_WHAT YOU ARE ASKED TO DO_:
Write out every line exactly, from the start of the records below to the line with "ax.tick_params(axis='y', pad=12)", and stop there. Don't write out the pictures.

[Plotting code records]
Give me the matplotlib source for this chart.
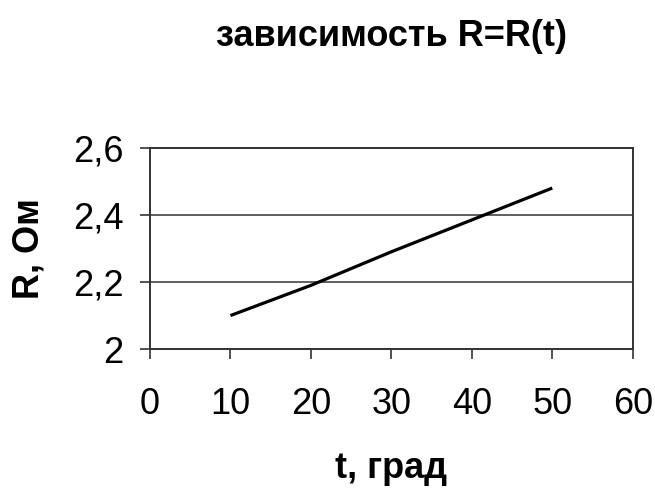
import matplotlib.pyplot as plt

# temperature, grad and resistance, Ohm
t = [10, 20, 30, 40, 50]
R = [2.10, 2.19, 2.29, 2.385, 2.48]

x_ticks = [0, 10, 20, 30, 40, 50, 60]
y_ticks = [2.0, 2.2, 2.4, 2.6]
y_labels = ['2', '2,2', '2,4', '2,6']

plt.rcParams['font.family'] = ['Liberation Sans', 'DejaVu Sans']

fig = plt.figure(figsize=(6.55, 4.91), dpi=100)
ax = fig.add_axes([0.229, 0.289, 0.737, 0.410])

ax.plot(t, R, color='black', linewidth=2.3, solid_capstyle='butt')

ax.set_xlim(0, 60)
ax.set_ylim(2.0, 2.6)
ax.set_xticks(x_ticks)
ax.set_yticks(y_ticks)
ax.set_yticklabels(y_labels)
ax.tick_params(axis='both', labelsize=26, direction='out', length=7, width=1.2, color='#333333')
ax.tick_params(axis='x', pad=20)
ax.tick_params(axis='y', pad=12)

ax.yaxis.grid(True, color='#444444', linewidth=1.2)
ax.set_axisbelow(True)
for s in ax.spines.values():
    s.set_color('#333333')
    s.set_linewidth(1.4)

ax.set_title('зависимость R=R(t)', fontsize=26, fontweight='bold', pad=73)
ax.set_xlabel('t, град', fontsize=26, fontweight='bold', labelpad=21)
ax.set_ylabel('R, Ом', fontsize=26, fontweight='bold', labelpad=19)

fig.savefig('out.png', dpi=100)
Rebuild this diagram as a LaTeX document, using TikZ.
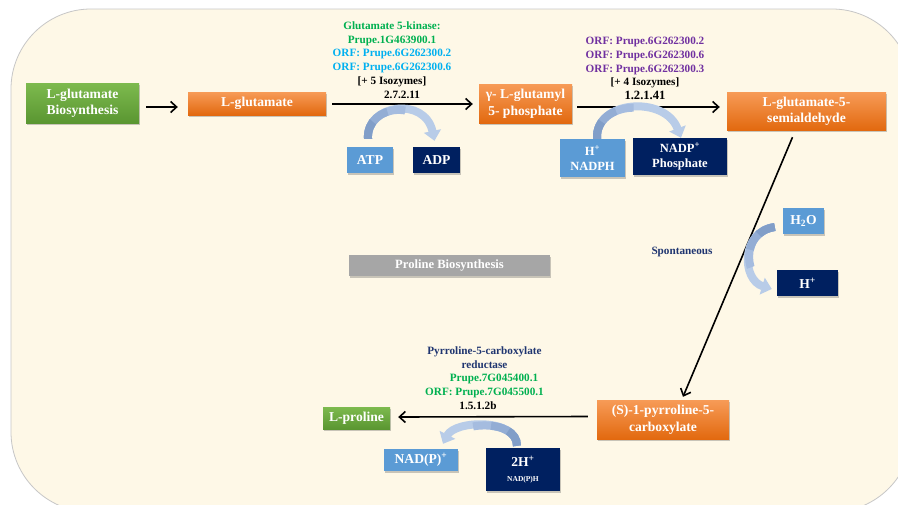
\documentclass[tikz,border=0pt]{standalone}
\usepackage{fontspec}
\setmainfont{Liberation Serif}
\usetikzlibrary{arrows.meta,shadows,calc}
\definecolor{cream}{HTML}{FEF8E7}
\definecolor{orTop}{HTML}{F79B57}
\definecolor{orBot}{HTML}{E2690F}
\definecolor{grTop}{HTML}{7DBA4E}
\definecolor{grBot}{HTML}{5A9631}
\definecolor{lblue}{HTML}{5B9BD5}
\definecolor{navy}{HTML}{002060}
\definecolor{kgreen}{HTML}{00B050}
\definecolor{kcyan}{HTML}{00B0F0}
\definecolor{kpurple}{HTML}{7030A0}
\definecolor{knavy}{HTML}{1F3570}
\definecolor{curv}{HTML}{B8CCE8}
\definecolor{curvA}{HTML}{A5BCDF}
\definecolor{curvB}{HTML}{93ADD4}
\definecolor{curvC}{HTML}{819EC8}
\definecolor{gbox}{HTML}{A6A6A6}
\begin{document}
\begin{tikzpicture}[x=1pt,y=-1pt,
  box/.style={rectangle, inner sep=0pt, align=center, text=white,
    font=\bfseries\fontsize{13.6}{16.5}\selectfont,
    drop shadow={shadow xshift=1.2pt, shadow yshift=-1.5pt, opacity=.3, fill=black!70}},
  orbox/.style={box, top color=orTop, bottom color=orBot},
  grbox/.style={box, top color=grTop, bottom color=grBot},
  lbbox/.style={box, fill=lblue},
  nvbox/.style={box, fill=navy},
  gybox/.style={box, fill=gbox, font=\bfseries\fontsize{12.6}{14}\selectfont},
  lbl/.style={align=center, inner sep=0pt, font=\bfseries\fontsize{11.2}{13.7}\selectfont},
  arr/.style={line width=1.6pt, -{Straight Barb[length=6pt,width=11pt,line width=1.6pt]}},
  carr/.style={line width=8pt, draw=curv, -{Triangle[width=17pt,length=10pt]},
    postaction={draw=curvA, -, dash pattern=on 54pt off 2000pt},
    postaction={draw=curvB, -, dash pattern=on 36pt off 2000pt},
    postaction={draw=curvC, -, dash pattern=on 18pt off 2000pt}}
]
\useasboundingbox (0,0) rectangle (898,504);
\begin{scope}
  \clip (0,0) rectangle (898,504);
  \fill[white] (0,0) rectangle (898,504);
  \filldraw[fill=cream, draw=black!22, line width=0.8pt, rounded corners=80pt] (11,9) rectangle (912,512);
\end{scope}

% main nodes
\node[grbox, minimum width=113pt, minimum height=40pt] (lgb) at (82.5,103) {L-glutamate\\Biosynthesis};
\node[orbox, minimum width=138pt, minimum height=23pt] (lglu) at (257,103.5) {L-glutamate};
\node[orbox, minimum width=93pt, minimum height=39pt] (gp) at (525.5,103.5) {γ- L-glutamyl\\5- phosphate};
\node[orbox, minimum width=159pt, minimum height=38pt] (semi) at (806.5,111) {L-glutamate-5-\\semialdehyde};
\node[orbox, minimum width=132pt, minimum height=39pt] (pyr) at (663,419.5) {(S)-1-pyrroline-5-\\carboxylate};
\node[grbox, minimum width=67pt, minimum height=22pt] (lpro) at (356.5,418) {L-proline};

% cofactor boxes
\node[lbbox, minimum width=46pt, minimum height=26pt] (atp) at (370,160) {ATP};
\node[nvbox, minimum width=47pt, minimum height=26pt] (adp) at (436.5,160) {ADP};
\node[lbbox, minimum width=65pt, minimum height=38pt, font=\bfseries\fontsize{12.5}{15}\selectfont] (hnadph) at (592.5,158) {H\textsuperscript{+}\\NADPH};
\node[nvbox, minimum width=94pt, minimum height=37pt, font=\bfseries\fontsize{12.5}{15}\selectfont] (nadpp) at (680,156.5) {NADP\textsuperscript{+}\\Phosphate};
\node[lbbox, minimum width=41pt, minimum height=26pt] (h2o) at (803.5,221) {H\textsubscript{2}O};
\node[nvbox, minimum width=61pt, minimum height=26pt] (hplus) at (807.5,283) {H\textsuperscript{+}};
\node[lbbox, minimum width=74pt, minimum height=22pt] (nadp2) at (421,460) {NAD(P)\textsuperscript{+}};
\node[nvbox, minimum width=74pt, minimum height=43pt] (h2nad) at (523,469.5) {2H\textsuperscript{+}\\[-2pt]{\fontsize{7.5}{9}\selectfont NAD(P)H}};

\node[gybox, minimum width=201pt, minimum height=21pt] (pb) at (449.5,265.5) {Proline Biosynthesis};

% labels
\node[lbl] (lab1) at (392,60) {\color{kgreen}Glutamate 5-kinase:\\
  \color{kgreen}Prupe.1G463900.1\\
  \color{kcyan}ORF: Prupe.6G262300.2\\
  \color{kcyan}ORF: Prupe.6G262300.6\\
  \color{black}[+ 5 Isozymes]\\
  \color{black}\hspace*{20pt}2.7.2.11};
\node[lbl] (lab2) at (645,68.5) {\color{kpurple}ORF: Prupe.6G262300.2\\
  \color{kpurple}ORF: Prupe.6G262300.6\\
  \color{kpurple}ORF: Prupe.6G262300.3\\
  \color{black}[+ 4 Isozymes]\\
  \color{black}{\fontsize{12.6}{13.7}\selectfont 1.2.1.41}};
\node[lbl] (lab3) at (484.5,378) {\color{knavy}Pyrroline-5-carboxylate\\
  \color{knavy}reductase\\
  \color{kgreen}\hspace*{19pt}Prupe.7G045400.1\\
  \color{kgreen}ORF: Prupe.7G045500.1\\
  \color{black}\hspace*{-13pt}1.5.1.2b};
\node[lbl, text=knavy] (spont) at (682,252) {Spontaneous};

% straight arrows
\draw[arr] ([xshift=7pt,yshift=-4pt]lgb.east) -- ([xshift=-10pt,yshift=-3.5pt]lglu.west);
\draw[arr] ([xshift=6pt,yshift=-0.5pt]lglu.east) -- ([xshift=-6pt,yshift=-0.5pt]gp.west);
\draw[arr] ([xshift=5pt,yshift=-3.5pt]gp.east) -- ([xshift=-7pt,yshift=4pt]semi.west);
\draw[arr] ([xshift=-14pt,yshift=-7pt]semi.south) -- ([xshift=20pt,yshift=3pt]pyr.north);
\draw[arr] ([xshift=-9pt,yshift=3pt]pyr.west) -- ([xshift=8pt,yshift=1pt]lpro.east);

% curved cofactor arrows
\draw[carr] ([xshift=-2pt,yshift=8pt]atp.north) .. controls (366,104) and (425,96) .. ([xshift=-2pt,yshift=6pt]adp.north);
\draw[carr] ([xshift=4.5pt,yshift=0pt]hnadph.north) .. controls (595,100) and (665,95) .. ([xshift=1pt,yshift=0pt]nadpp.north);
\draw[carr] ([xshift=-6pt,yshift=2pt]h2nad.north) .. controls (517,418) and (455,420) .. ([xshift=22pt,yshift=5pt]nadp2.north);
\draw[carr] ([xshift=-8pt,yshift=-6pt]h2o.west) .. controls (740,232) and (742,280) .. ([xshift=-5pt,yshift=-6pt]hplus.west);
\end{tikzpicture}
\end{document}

_WORKED ANSWER_:
Give me the matplotlib source for this chart.
import matplotlib.pyplot as plt

# temperature, grad and resistance, Ohm
t = [10, 20, 30, 40, 50]
R = [2.10, 2.19, 2.29, 2.385, 2.48]

x_ticks = [0, 10, 20, 30, 40, 50, 60]
y_ticks = [2.0, 2.2, 2.4, 2.6]
y_labels = ['2', '2,2', '2,4', '2,6']

plt.rcParams['font.family'] = ['Liberation Sans', 'DejaVu Sans']

fig = plt.figure(figsize=(6.55, 4.91), dpi=100)
ax = fig.add_axes([0.229, 0.289, 0.737, 0.410])

ax.plot(t, R, color='black', linewidth=2.3, solid_capstyle='butt')

ax.set_xlim(0, 60)
ax.set_ylim(2.0, 2.6)
ax.set_xticks(x_ticks)
ax.set_yticks(y_ticks)
ax.set_yticklabels(y_labels)
ax.tick_params(axis='both', labelsize=26, direction='out', length=7, width=1.2, color='#333333')
ax.tick_params(axis='x', pad=20)
ax.tick_params(axis='y', pad=12)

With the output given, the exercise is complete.